Tuesday, July 10, 2012

In the Library of Bad Drama Confessions

I have come to realize something about myself that I don't like, not one bit.
I create drama.
Not the performance kind. Not the theater major song-and-dance kind.  Not even the VBS skit kind.
Nope.  Not any of the good drama.
The ugly kind.
The interpersonal relationships gone amuk kind.
The I'm-offended-so-who-can-I-talk-to-about-my-angst kind.
It's not nice.  I'm not proud of it.  I'm pretty sure I have to change.

OK.
Now that I've made you all uncomfortable with my True Confession Stand and stated a problem the solution to which I have not yet arrived, I'm going to talk about something else.

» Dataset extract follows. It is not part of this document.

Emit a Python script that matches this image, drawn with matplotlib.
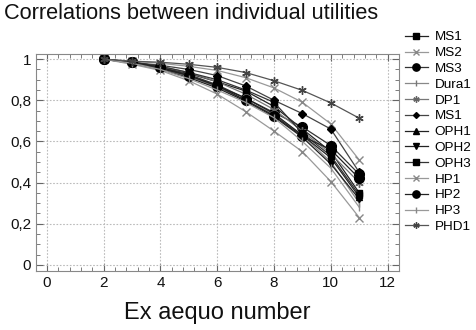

Being Monday, yesterday was Library Day for us.  While there, I contemplated a conversation I had with one of my voracious reader types.  A conversation where I did all the talking with a little moralizing liberally sprinkled throughout.  It wasn't so much of a "conversation" as "Lecture Lite."  I had been discussing my child's great love of reading at the expense of doing anything else.  This, I informed him, he inherited from me.  I love to read.  I love to read way more than I love to work or exercise or sing or help people or be creative.  I really love to read.  I don't get books from the Library any more because I will stop everything to read.  Reading is important, but other things have to be more important.
I don't know if the kid in the back seat was impressed with my admission of zero self-control or the great sacrifice that I have made.  But I was.
And sitting in Archbold Community Library, waiting for story hour to end, this conversation refreshing itself in my mind, I thought: "This is ridiculous.  I love to read.  I can control myself.  I will prove it by getting a book out and only reading a little bit of it every day.  Lunch and bedtime.  That's all I will read.  But I better get a biography, because it's easier to put a boring book down than something designed to be entertaining."
So I marched over to the biography section and made two selections.

Unfortunately, one of them was about one of the better-known Drama Queens of the 20th Century: Nellie Olsen.
Yeah, I didn't accomplish all that much yesterday.

Disclaimer: The little girl behind the blond curls in everyone's favorite Prairie TV Show had a terrible real life.  And she uses some bad words in discussing her terrible life.  So don't go reading this book in one afternoon and then be mad at me.  Because I'm not saying I recommend it.  I'm not un-recommending it either.  I'm being ambiguous.  OK?

Someone else has little "dramatic" moments.  She's no Nellie Olsen yet...

1 comment:

  1. This is so me! (except I don't deprive myself of books...in fact, I have been to the library 3 times this week and have more reading material than I can finish before they are due back!) My oldest is just like me. (Today he threw a fit because I told him to go outside and he just wanted to read.)